Naheed Nenshi signs on to ask council to suspend public art program temporarily amid Bowfort Tower controversy

The art installation at the new Bowfort Road interchange in Calgary's northwest has sparked concerns over the city's public art process

The first half of a new public art installation at the Trans Canada Highway and Bowfort Road interchange.

SYSTEM / Calgary Freelance

The first half of a new public art installation at the Trans Canada Highway and Bowfort Road interchange.

Calgary's Bowfort Towers are still standing strong despite the amount of criticism the piece of art has received since it was unveiled

But according to Mayor Naheed Nenshi, who has signed a Notice of Motion headed for council's floor, there's appetite to temporarily suspend the public art program while the city tweaks the processes behind it to be culturally sensitive and seek more public input.

Early Thursday morning, the Mayor Naheed Nenshi, along with members of Treaty 7, released a joint statement on the towers in order to quell some of the concerns the Indigenous community had with the work of art. 

When half of the piece of art was unveiled, unfortunately, the city gave the impression in their statements that it was inspired by indigenous culture.

But the artist, who is not indigenous, told Metro that the art was not Indigenous at all and that he had consulted a Blackfoot elder and others about the piece. 

"I was very pleased that the Treaty 7 chiefs were willing to work so constructively with the city to really acknowledge good intentions, and to figure out how to do this better going forward," said Nenshi.

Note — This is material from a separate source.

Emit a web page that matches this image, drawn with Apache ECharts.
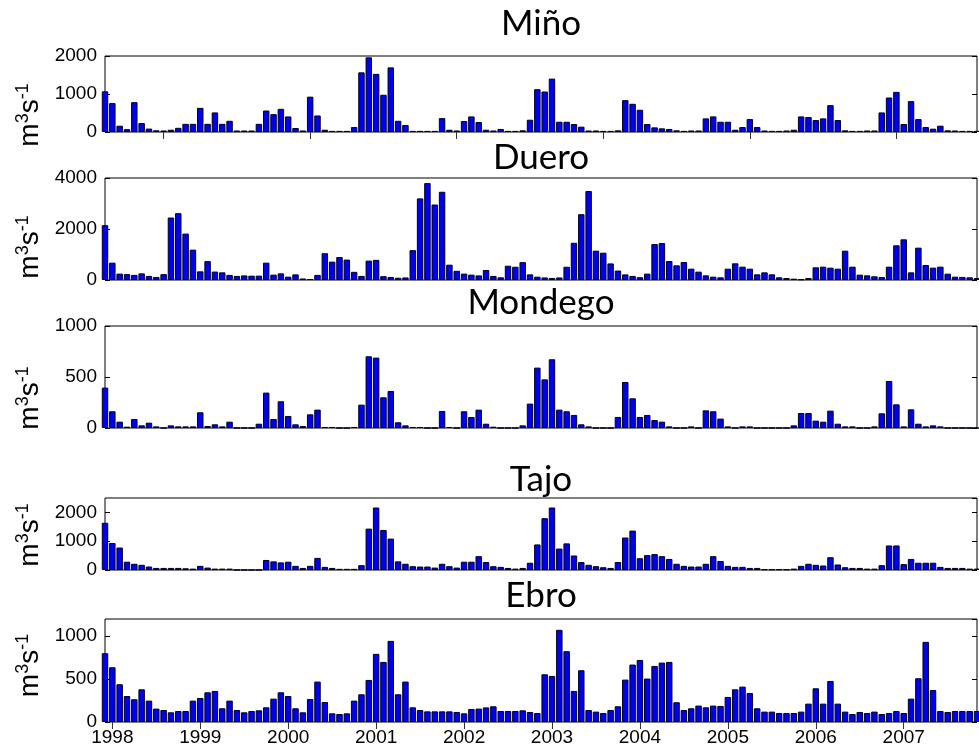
<!DOCTYPE html>
<html>
<head>
<meta charset="utf-8">
<script src="https://cdn.jsdelivr.net/npm/echarts@6/dist/echarts.min.js"></script>
<style>
html,body{margin:0;padding:0;background:#fff;}
#chart{width:979px;height:749px;}
</style>
</head>
<body>
<div id="chart"></div>
<script>
// Monthly discharge (m3/s), Dec 1997 .. Nov 2007 (index 0 = Dec 1997)
const rivers = ['Miño', 'Duero', 'Mondego', 'Tajo', 'Ebro'];
const yearLabels = ['1998','1999','2000','2001','2002','2003','2004','2005','2006','2007'];

const mino = [1070,
 760,165,75,785,235,90,45,40,60,110,215,215,
 635,215,515,215,295,40,40,40,215,565,470,610,
 410,105,40,930,435,60,30,30,30,130,1570,1965,
 1530,980,1700,295,185,30,30,30,30,365,60,40,
 290,410,262,60,40,80,30,30,44,323,1126,1065,
 1405,270,270,210,140,40,40,30,30,44,838,742,
 585,210,122,96,80,44,30,40,40,358,410,270,
 270,60,130,340,130,40,30,30,40,60,410,393,
 314,358,707,314,44,30,30,40,40,515,908,1056,
 210,812,340,130,87,166,44,40,30,30,30];

const duero = [2150,
 680,250,230,200,260,160,120,230,2450,2620,1820,1190,
 340,740,330,300,200,160,180,170,170,680,210,260,
 130,220,60,40,200,1050,720,900,800,320,160,760,
 790,150,120,90,100,1170,3200,3800,2960,3460,600,360,
 250,210,180,390,160,105,560,520,700,220,130,100,
 80,100,520,1460,2580,3490,1150,1070,650,370,220,160,
 110,250,1410,1450,745,575,706,444,327,183,131,105,
 444,654,523,444,222,300,222,105,78,52,26,78,
 497,523,484,444,1150,523,209,183,144,115,523,1360,
 1595,300,1268,588,484,523,248,131,120,105,78];

const mondego = [396,
 164,62,13,88,26,52,16,0,26,16,16,16,
 154,20,36,16,62,0,0,0,42,347,88,262,
 118,36,20,134,180,10,10,0,0,10,229,703,
 690,301,363,56,26,10,10,0,0,167,10,0,
 164,108,180,42,13,0,0,0,26,239,592,477,
 674,180,164,128,36,16,0,0,0,108,451,291,
 108,128,78,62,16,0,0,16,0,173,164,92,
 16,0,16,16,0,0,0,0,0,26,147,147,
 72,62,170,42,16,16,0,0,16,144,461,232,
 16,183,42,16,26,16,0,0,0,0,0];

const tajo = [1640,
 936,780,288,216,180,120,72,72,72,72,60,48,
 144,84,48,48,48,0,0,0,0,348,300,264,
 288,144,72,144,420,108,72,40,40,40,168,1437,
 2170,1390,1090,300,216,132,120,120,84,216,132,84,
 288,288,480,276,132,108,72,48,72,252,888,1800,
 2170,744,924,504,276,180,132,96,72,276,1128,1368,
 408,516,552,480,384,216,144,120,120,216,480,312,
 144,108,108,72,72,24,24,24,24,48,144,216,
 180,156,444,192,96,72,72,48,48,168,852,852,
 204,384,252,252,252,108,72,72,72,48,48];

const ebro = [801,
 638,440,303,265,381,249,156,140,113,128,128,249,
 280,346,362,160,249,140,113,128,136,171,272,346,
 303,160,113,268,471,233,101,93,101,249,323,490,
 794,700,945,323,471,171,140,124,124,124,124,117,
 101,152,156,170,183,128,128,128,136,117,105,556,
 537,1074,825,362,603,140,121,105,140,183,494,669,
 723,506,653,692,700,230,140,160,191,171,191,187,
 292,381,412,338,160,121,121,105,105,105,121,214,
 393,214,478,214,121,93,117,105,121,93,105,128,
 105,272,510,934,373,128,117,128,128,128,128];

const yMax = [2000, 4000, 1000, 2500, 1200];
const yStep = [1000, 2000, 500, 1000, 500];

// month categories Dec 1997 .. Nov 2007
const months = [];
for (let k = 0; k < 120; k++) {
  const t = 1997 * 12 + 11 + k;
  months.push(Math.floor(t / 12) + '-' + String(t % 12 + 1).padStart(2, '0'));
}
const seriesData = [mino, duero, mondego, tajo, ebro];

// ---------- layout ----------
const L = 105, R = 2;
const layout = [
  {top: 56, height: 76, titleTop: 6, namePad: [0, 42, 0, 0]},
  {top: 178, height: 102, titleTop: 140, namePad: [0, 36, 0, 0]},
  {top: 326, height: 102, titleTop: 285, namePad: [0, 42, 0, 0]},
  {top: 498, height: 72, titleTop: 462, namePad: [0, 2, 0, 0]},
  {top: 619, height: 103, titleTop: 578, namePad: [0, 0, 0, 10]}
];
const plotCenterX = L + (979 - L - R) / 2;
const FONT = 'Liberation Sans, Arial, sans-serif';

const option = {
  animation: false,
  backgroundColor: '#fff',
  title: rivers.map((r, k) => ({
    text: r, left: plotCenterX, top: layout[k].titleTop, textAlign: 'center', padding: 0,
    textStyle: {fontFamily: 'Lato', fontSize: 35, fontWeight: 'normal', color: '#000'}
  })),
  grid: layout.map(g => ({
    left: L, right: R, top: g.top, height: g.height,
    show: true, borderColor: '#000', borderWidth: 1, backgroundColor: 'transparent'
  })),
  xAxis: [],
  yAxis: [],
  series: []
};

layout.forEach((g, k) => {
  const last = k === 4;
  const bottomIdx = option.xAxis.length;
  option.xAxis.push({
    type: 'category', gridIndex: k, data: months, boundaryGap: false, position: 'bottom',
    axisLine: {show: false},
    axisTick: {show: last, inside: true, length: 6, interval: (i) => i % 12 === 1,
      lineStyle: {color: '#000'}},
    axisLabel: {show: last, interval: (i) => i % 12 === 1, margin: 6,
      formatter: (v, i) => yearLabels[(i - 1) / 12] || '',
      fontFamily: FONT, fontSize: 19, color: '#000'},
    splitLine: {show: false}
  });
  if (k === 0 || last) {
    option.xAxis.push({
      type: 'category', gridIndex: k, data: months, boundaryGap: false, position: 'top',
      axisLine: {show: false},
      axisTick: {show: true, inside: true, length: 7,
        interval: k === 0 ? ((i) => i % 20 === 8) : ((i) => i % 12 === 1),
        lineStyle: {color: '#333'}},
      axisLabel: {show: false},
      splitLine: {show: false}
    });
  }
  const leftIdx = option.yAxis.length;
  option.yAxis.push({
    type: 'value', gridIndex: k, min: 0, max: yMax[k], interval: yStep[k], position: 'left',
    axisLine: {show: false},
    axisTick: {show: true, inside: true, length: 5, lineStyle: {color: '#000'}},
    axisLabel: {margin: 8, fontFamily: FONT, fontSize: 19, color: '#000',
      showMaxLabel: yMax[k] % yStep[k] === 0, formatter: (v) => String(v)},
    splitLine: {show: false},
    name: '{b|m}{s|3}{b|s}{s|-1}',
    nameLocation: 'middle', nameRotate: 90, nameGap: 48,
    nameTextStyle: {
      padding: g.namePad,
      rich: {
        b: {fontFamily: FONT, fontSize: 28, color: '#000', lineHeight: 30, verticalAlign: 'bottom'},
        s: {fontFamily: FONT, fontSize: 18, color: '#000', lineHeight: 30, verticalAlign: 'top'}
      }
    }
  });
  option.yAxis.push({
    type: 'value', gridIndex: k, min: 0, max: yMax[k], interval: yStep[k], position: 'right',
    axisLine: {show: false},
    axisTick: {show: true, inside: true, length: 5, lineStyle: {color: '#000'}},
    axisLabel: {show: false},
    splitLine: {show: false}
  });
  option.series.push({
    type: 'bar', xAxisIndex: bottomIdx, yAxisIndex: leftIdx,
    data: seriesData[k], barWidth: '88%', clip: true,
    itemStyle: {color: '#0000ee', borderColor: '#000022', borderWidth: 1}
  });
});

const chart = echarts.init(document.getElementById('chart'), null, {renderer: 'canvas'});
chart.setOption(option);
</script>
</body>
</html>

In the joint statement, the mayor suggests it was an accidental series of events that created outrage in the Indigenous community over the peace.

"This was never meant to be an Indigenous art work, nor inspired by Indigenous themes. This was not part of the request for proposals that was sent out by The City," read the statement.

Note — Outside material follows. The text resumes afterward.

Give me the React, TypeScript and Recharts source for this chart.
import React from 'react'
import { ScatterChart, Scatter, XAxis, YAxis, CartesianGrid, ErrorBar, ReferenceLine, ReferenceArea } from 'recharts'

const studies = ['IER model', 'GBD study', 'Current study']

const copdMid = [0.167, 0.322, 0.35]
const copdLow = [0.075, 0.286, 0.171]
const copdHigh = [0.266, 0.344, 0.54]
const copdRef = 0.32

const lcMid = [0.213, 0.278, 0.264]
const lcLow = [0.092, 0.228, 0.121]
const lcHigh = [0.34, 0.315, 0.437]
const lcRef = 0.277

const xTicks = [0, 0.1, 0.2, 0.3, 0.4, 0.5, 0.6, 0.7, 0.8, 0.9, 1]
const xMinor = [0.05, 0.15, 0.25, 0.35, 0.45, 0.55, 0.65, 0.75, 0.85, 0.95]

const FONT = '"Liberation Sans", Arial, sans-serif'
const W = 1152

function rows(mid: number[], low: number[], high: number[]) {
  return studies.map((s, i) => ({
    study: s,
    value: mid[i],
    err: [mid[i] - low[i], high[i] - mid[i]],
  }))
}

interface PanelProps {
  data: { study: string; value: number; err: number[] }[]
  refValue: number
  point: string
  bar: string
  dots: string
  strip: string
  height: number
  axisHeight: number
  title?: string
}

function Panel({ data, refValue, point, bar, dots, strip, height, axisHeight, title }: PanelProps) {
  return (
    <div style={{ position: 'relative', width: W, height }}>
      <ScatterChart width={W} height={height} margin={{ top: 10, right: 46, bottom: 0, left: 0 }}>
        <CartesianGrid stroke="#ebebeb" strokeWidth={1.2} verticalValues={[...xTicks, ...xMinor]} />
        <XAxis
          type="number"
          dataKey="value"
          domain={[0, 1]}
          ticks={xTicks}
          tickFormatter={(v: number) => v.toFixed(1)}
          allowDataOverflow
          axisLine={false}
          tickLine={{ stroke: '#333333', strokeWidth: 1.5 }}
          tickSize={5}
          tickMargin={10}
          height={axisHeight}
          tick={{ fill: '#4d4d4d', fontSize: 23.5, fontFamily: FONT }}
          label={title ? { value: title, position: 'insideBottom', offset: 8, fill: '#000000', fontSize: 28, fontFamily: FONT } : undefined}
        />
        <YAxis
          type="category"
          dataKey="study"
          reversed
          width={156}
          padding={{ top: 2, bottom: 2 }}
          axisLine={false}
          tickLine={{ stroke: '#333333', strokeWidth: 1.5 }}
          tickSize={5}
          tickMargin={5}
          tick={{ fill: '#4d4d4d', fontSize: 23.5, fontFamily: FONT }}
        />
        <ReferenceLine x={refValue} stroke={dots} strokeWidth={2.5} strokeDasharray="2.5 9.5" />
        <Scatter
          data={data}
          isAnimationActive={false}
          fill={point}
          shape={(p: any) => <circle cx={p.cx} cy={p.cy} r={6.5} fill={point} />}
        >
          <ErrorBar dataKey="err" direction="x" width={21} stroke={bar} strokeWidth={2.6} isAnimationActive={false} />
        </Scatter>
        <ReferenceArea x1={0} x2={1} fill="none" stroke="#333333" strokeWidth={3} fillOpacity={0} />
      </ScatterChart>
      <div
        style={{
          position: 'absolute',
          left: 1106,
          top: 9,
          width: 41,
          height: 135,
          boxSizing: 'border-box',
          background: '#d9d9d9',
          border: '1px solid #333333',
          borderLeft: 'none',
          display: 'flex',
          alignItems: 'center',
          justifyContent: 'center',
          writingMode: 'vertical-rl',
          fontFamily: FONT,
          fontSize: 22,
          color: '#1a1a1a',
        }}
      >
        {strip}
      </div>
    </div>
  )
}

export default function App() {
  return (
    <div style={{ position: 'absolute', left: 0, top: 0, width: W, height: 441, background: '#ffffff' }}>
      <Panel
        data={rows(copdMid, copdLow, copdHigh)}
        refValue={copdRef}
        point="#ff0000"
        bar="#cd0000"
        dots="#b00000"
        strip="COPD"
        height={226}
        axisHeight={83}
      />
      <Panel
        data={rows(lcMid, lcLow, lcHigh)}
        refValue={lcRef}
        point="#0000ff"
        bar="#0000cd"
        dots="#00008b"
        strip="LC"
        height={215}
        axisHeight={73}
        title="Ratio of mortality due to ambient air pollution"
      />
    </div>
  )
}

"However, given the significance of the land, and following the guidelines of The City’s new Indigenous Policy, The City asked the artist (late in the design process) to seek the expertise of a Treaty 7 traditional knowledge keeper to advise on the project. This particular knowledge keeper."

According to the agreed-upon statement, the outrage sparked debate and now the mayor and chiefs are pledging to include more public input on future projects including Indigenous input, and implementing more ways for local Indigenous artists to participate in the Public Art Program.

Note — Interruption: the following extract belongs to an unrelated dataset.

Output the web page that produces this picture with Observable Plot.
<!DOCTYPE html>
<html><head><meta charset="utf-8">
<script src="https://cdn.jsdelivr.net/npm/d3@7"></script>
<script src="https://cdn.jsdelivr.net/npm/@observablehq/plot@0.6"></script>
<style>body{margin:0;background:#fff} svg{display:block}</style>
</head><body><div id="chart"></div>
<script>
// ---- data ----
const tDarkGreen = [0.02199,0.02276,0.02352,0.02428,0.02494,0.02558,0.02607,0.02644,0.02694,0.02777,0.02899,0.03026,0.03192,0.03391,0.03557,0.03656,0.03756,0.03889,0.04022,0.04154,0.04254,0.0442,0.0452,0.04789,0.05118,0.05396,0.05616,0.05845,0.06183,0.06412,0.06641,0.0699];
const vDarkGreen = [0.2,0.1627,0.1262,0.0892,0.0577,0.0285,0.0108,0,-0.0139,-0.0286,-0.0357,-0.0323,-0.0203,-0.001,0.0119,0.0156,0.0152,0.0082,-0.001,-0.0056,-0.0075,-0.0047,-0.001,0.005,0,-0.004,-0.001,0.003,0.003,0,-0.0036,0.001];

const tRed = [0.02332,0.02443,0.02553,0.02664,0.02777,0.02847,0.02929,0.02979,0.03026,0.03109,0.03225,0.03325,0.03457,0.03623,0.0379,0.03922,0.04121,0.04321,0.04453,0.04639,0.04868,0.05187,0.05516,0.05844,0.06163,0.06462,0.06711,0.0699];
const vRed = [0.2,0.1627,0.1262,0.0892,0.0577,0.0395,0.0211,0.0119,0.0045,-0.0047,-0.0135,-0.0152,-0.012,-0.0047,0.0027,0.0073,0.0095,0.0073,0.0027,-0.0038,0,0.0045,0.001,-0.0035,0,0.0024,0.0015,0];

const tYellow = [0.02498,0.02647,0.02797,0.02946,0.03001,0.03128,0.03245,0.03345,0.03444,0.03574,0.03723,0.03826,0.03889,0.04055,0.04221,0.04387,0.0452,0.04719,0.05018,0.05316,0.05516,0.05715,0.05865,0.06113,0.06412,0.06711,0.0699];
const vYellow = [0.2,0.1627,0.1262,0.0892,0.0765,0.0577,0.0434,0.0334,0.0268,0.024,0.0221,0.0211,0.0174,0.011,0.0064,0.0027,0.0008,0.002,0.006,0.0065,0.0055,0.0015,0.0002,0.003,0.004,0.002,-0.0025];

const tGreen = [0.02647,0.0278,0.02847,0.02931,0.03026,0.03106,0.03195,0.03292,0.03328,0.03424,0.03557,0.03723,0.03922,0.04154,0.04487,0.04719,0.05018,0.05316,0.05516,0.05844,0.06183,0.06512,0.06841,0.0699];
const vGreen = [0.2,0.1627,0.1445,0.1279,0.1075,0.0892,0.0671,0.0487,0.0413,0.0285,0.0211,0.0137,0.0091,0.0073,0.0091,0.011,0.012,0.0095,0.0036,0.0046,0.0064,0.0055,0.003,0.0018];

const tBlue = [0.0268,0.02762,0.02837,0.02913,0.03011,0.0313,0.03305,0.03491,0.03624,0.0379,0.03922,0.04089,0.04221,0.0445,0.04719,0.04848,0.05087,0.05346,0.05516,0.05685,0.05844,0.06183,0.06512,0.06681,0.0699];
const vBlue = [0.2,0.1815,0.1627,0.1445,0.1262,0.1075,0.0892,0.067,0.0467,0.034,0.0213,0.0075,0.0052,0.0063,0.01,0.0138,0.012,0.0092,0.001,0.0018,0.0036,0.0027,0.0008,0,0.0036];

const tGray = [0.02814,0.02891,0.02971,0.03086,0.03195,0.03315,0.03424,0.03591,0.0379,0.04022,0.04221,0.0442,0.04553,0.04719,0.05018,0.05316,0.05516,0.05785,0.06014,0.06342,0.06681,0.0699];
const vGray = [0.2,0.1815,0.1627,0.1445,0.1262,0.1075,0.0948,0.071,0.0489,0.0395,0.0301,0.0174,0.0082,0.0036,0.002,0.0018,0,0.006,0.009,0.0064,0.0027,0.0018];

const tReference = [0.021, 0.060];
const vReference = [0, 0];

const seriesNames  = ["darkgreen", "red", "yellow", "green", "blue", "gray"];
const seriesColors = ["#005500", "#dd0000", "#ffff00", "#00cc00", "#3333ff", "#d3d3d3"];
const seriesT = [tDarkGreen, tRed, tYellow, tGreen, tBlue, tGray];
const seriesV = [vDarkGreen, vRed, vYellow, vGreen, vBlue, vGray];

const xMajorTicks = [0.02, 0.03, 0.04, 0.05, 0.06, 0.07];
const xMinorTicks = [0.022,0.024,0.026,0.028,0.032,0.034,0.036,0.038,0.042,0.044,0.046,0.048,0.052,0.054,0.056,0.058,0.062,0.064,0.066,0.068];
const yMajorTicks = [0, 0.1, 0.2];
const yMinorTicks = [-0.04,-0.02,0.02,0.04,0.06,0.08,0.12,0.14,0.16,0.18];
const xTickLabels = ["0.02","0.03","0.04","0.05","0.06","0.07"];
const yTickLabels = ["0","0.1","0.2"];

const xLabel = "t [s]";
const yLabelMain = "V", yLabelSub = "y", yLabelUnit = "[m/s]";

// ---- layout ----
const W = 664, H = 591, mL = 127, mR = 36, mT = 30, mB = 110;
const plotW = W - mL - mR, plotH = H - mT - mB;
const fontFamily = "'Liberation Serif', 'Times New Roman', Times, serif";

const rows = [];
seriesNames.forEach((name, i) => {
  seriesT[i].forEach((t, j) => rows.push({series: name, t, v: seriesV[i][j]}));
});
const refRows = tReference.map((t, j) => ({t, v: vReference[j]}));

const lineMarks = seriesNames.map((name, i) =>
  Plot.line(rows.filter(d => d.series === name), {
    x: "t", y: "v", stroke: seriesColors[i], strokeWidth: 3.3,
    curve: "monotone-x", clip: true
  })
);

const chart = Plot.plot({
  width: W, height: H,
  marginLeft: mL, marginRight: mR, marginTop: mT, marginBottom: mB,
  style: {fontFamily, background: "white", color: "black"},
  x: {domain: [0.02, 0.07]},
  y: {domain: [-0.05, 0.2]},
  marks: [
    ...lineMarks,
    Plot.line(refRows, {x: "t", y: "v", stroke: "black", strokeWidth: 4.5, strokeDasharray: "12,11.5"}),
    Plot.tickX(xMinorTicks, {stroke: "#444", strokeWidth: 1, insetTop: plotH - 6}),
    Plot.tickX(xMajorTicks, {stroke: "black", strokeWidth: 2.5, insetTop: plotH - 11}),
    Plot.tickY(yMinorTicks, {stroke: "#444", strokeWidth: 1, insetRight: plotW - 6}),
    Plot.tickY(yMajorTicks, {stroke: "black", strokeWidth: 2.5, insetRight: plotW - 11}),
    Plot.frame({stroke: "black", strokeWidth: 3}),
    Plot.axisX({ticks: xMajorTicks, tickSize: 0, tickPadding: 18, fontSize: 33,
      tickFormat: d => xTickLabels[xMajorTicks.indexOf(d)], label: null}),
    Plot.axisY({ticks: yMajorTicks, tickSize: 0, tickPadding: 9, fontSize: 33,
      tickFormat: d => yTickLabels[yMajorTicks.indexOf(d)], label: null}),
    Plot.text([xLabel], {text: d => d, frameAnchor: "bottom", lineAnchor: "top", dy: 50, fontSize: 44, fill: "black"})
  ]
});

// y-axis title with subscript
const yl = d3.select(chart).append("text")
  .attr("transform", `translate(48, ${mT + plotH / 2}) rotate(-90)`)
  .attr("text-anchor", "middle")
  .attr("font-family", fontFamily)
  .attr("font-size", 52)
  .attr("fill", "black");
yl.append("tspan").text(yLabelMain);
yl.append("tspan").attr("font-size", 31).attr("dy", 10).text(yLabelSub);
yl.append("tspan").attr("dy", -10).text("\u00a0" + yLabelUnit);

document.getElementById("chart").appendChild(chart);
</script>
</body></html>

"We note with support the work that the Public Art Program has been doing in this area for the last several months in training artists in how to submit successful bids, and structuring some projects and proposals to be more attractive to emerging artists," read the statement.

"We also support that The City of Calgary has set up a committee to explore sharing more Indigenous public art in Calgary—a committee that was being developed before this issue was recently raised."

There is also some controversy about the pieces resemblance to traditional burial scaffolding, which the statement said was not the artist's intent. 

As the statement points out, the knowledge keeper did not identify any resemblance to scaffolding during their review of the work.